**DIRECTION**
Show all lines of the listing that hold the word "this".

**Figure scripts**
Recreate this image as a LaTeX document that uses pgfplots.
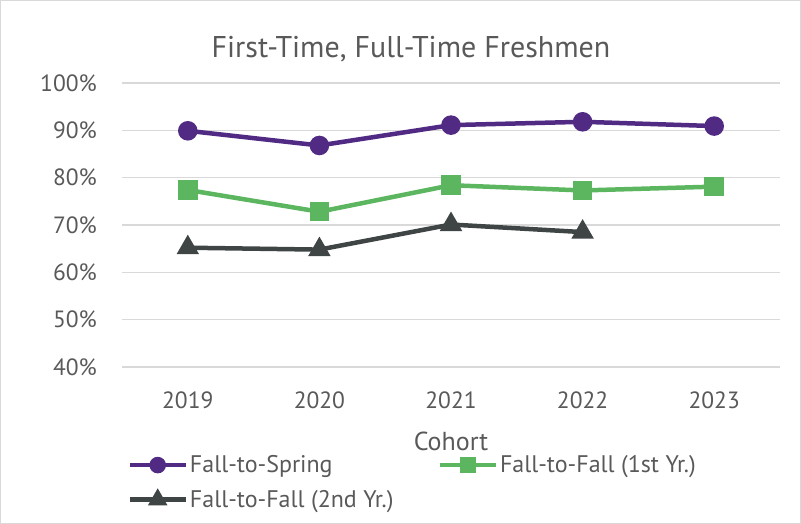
\documentclass[border=0pt]{standalone}
\usepackage{pgfplots}
\pgfplotsset{compat=1.18}
\usepackage{fontspec}
\setmainfont{PT Sans}
\definecolor{cpurple}{HTML}{512A84}
\definecolor{cgreen}{HTML}{5CB660}
\definecolor{cdark}{HTML}{3F4444}
\definecolor{ctext}{HTML}{595959}
\definecolor{cgrid}{HTML}{D9D9D9}
\begin{document}
\begin{tikzpicture}[x=1bp,y=1bp]
\draw[cgrid, line width=1bp] (0.5,0.5) rectangle (800.5,523.5);
\node[ctext, font=\fontsize{30bp}{36bp}\selectfont, anchor=base] at (411,466) {First-Time, Full-Time Freshmen};
\begin{axis}[
  at={(122bp,157bp)}, anchor=south west,
  scale only axis, width=658bp, height=284bp,
  xmin=-0.5, xmax=4.5, ymin=40, ymax=100,
  xtick={0,1,2,3,4}, xticklabels={2019,2020,2021,2022,2023},
  ytick={40,50,60,70,80,90,100},
  yticklabel={\pgfmathprintnumber{\tick}\%},
  /pgf/number format/assume math mode=true,
  axis line style={draw=none},
  major tick length=0,
  ymajorgrids, grid style={cgrid, line width=1.5bp},
  tick label style={ctext, font=\fontsize{23.5bp}{28bp}\selectfont, inner sep=0pt},
  xticklabel style={anchor=base, yshift=-42bp},
  yticklabel style={anchor=east, xshift=-25bp},
  xlabel={Cohort},
  xlabel style={ctext, font=\fontsize{26bp}{30bp}\selectfont, at={(axis description cs:0.5,0)}, anchor=center, yshift=-74bp},
  legend columns=2,
  legend cell align=left,
  legend style={draw=none, fill=none, at={(rel axis cs:0.008,-0.305)}, anchor=north west,
    font=\fontsize{24bp}{28bp}\selectfont, text=ctext, inner sep=0pt,
    row sep=12bp,
    /tikz/every even column/.append style={column sep=42bp}},
  legend image code/.code={\draw[mark repeat=2,mark phase=2,#1,mark options={scale=0.8}] plot coordinates {(0bp,0bp)(28bp,0bp)(56bp,0bp)};},
  every axis plot/.append style={line width=4.5bp},
]
\addplot[cpurple, mark=*, mark size=7.5bp] coordinates {(0,89.9)(1,86.8)(2,91.1)(3,91.8)(4,90.9)};
\addlegendentry{Fall-to-Spring}
\addplot[cgreen, mark=square*, mark size=7.5bp] coordinates {(0,77.4)(1,72.8)(2,78.4)(3,77.3)(4,78.1)};
\addlegendentry{Fall-to-Fall (1st Yr.)}
\addplot[cdark, mark=triangle*, mark size=8.5bp] coordinates {(0,65.2)(1,64.8)(2,70.1)(3,68.5)};
\addlegendentry{Fall-to-Fall (2nd Yr.)}
\end{axis}
\end{tikzpicture}
\end{document}
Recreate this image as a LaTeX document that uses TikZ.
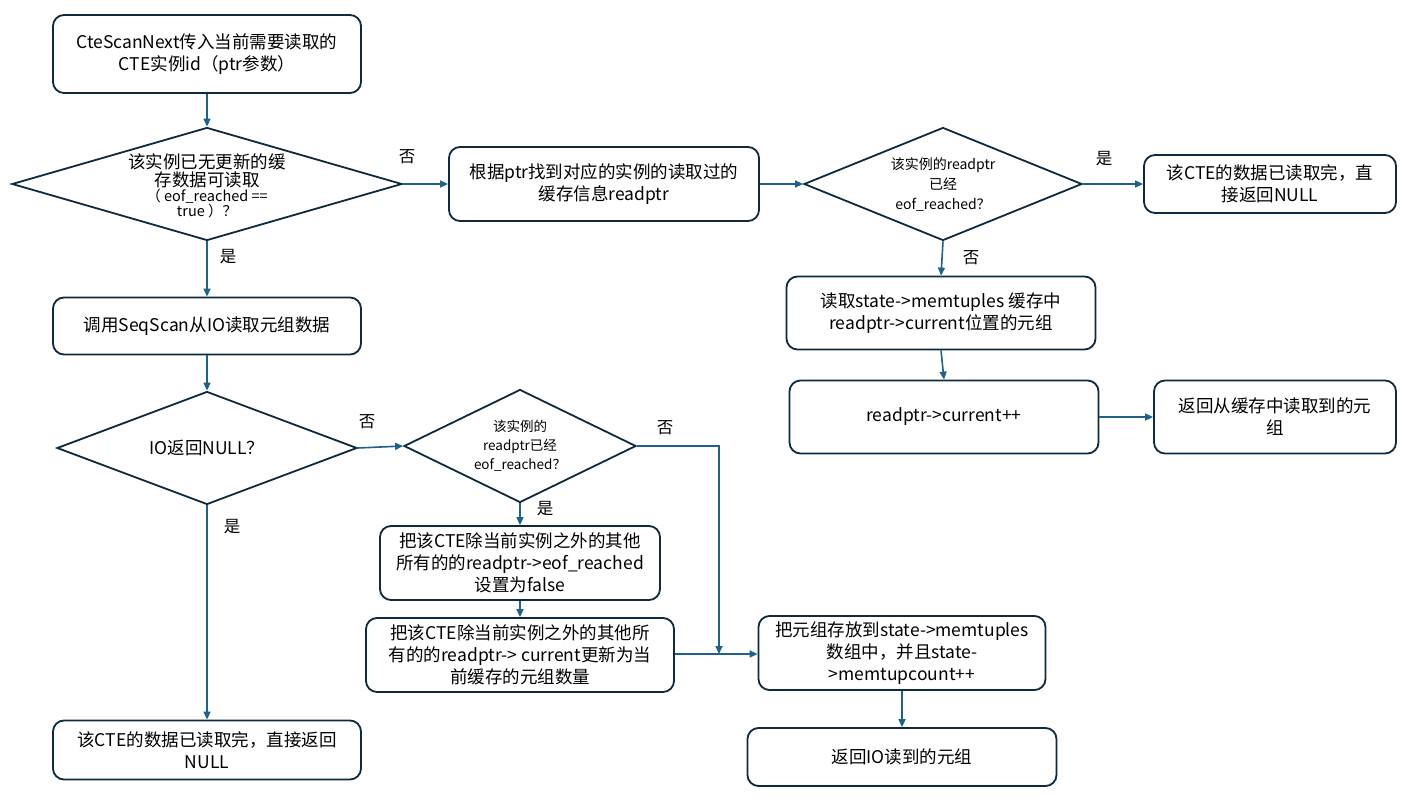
\documentclass[tikz,border=0pt]{standalone}
\usepackage{fontspec}
\setmainfont{Noto Sans CJK SC}
\usetikzlibrary{shapes.geometric,arrows.meta}
\definecolor{navy}{HTML}{0E2A3C}
\definecolor{flow}{HTML}{1F6187}
\tikzset{
  box/.style={draw=navy,line width=1.8pt,rounded corners=11pt,fill=white,align=center,inner sep=2pt,font=\fontsize{17.5}{22}\selectfont},
  dia/.style={draw=navy,line width=1.8pt,shape=diamond,inner sep=0pt,fill=white},
  dtext/.style={align=center,inner sep=0pt},
  arr/.style={draw=flow,line width=1.6pt,-{Triangle[length=8pt,width=7pt]}},
  ln/.style={draw=flow,line width=1.6pt},
  lbl/.style={font=\fontsize{16.5}{18}\selectfont,inner sep=0pt}
}
\begin{document}
\begin{tikzpicture}[x=1pt,y=-1pt]
\useasboundingbox[fill=white] (0,0) rectangle (1405,802);
% boxes
\node[box,minimum width=308pt,minimum height=78pt] (a) at (207,54) {CteScanNext传入当前需要读取的\\CTE实例id（ptr参数）};
\node[box,minimum width=310pt,minimum height=74pt] (b) at (604,184) {根据ptr找到对应的实例的读取过的\\缓存信息readptr};
\node[box,minimum width=252pt,minimum height=58pt] (c) at (1270,184) {该CTE的数据已读取完，直\\接返回NULL};
\node[box,minimum width=309pt,minimum height=73pt] (e) at (941,313) {读取state->memtuples 缓存中\\readptr->current位置的元组};
\node[box,minimum width=309pt,minimum height=73pt] (f) at (944,417) {readptr->current++};
\node[box,minimum width=242pt,minimum height=73pt] (g) at (1275,417) {返回从缓存中读取到的元\\组};
\node[box,minimum width=308pt,minimum height=57pt] (h) at (207,326) {调用SeqScan从IO读取元组数据};
\node[box,minimum width=280pt,minimum height=74pt] (i) at (520,563) {把该CTE除当前实例之外的其他\\所有的的readptr->eof\_reached\\设置为false};
\node[box,minimum width=308pt,minimum height=74pt] (j) at (520,655) {把该CTE除当前实例之外的其他所\\有的的readptr-> current更新为当\\前缓存的元组数量};
\node[box,minimum width=287pt,minimum height=74pt] (k) at (902,653) {把元组存放到state->memtuples\\数组中，并且state-\\>memtupcount++};
\node[box,minimum width=309pt,minimum height=58pt] (l) at (902,757) {返回IO读到的元组};
\node[box,minimum width=308pt,minimum height=59pt] (m) at (207,750) {该CTE的数据已读取完，直接返回\\NULL};
% diamonds
\node[dia,minimum width=390pt,minimum height=113pt] (d1) at (207,184) {};
\node[dtext] at (207,186) {\fontsize{17.5}{22}\selectfont 该实例已无更新的缓\\\fontsize{17.5}{22}\selectfont 存数据可读取\\\fontsize{14.5}{19}\selectfont （ eof\_reached ==\\\fontsize{14.5}{19}\selectfont true ）？};
\node[dia,minimum width=278pt,minimum height=113pt] (d2) at (943,184) {};
\node[dtext,font=\fontsize{14}{20}\selectfont] at (943,185) {该实例的readptr\\已经\\eof\_reached？};
\node[dia,minimum width=300pt,minimum height=113pt] (d3) at (207,448) {};
\node[dtext,font=\fontsize{17.5}{20}\selectfont] at (207,448) {IO返回NULL？};
\node[dia,minimum width=232pt,minimum height=113pt] (d4) at (520,446) {};
\node[dtext,font=\fontsize{13.5}{19}\selectfont] at (520,446) {该实例的\\readptr已经\\eof\_reached？};
% connectors
\coordinate (jn) at (719,654);
\coordinate (bend) at (719,446);
\draw[arr] (a) -- (d1);
\draw[arr] (d1.east) -- (b.west);
\draw[arr] (b.east) -- (d2.west);
\draw[arr] (d2.east) -- (c.west);
\draw[arr] (d2.south) -- (e.north);
\draw[arr] (e.south) -- (f.north);
\draw[arr] (f.east) -- (g.west);
\draw[arr] (d1.south) -- (h.north);
\draw[arr] (h.south) -- (d3.north);
\draw[arr] (d3.east) -- (d4.west);
\draw[arr] (d3.south) -- (m.north);
\draw[arr] (d4.south) -- (i.north);
\draw[arr] (i.south) -- (j.north);
\draw[arr] (j.east |- jn) -- (k.west |- jn);
\draw[arr] (k.south) -- (l.north);
\draw[arr] (d4.east) -- (bend) -- (jn);
% labels
\node[lbl] (l1) at (407,157) {否};
\node[lbl] (l2) at (1104,159) {是};
\node[lbl] (l3) at (971,258) {否};
\node[lbl] (l4) at (228,257) {是};
\node[lbl] (l5) at (367,422) {否};
\node[lbl] (l6) at (665,428) {否};
\node[lbl] (l7) at (545,509) {是};
\node[lbl] (l8) at (232,527) {是};
\end{tikzpicture}
\end{document}
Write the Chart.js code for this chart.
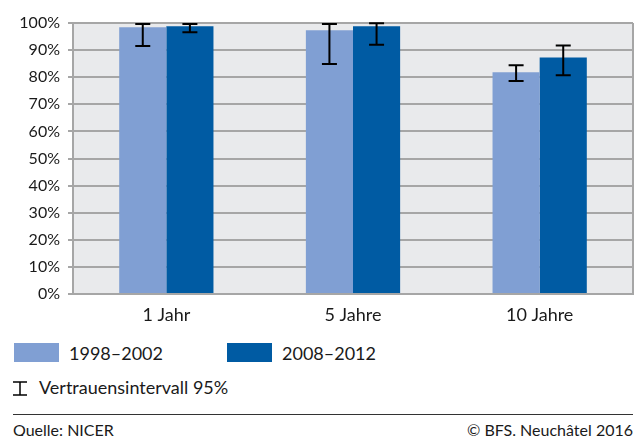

**OUTPUT BELOW**
Recreate this image as a LaTeX document that uses pgfplots.
Recreate this image as a LaTeX document that uses TikZ.
Write the Chart.js code for this chart.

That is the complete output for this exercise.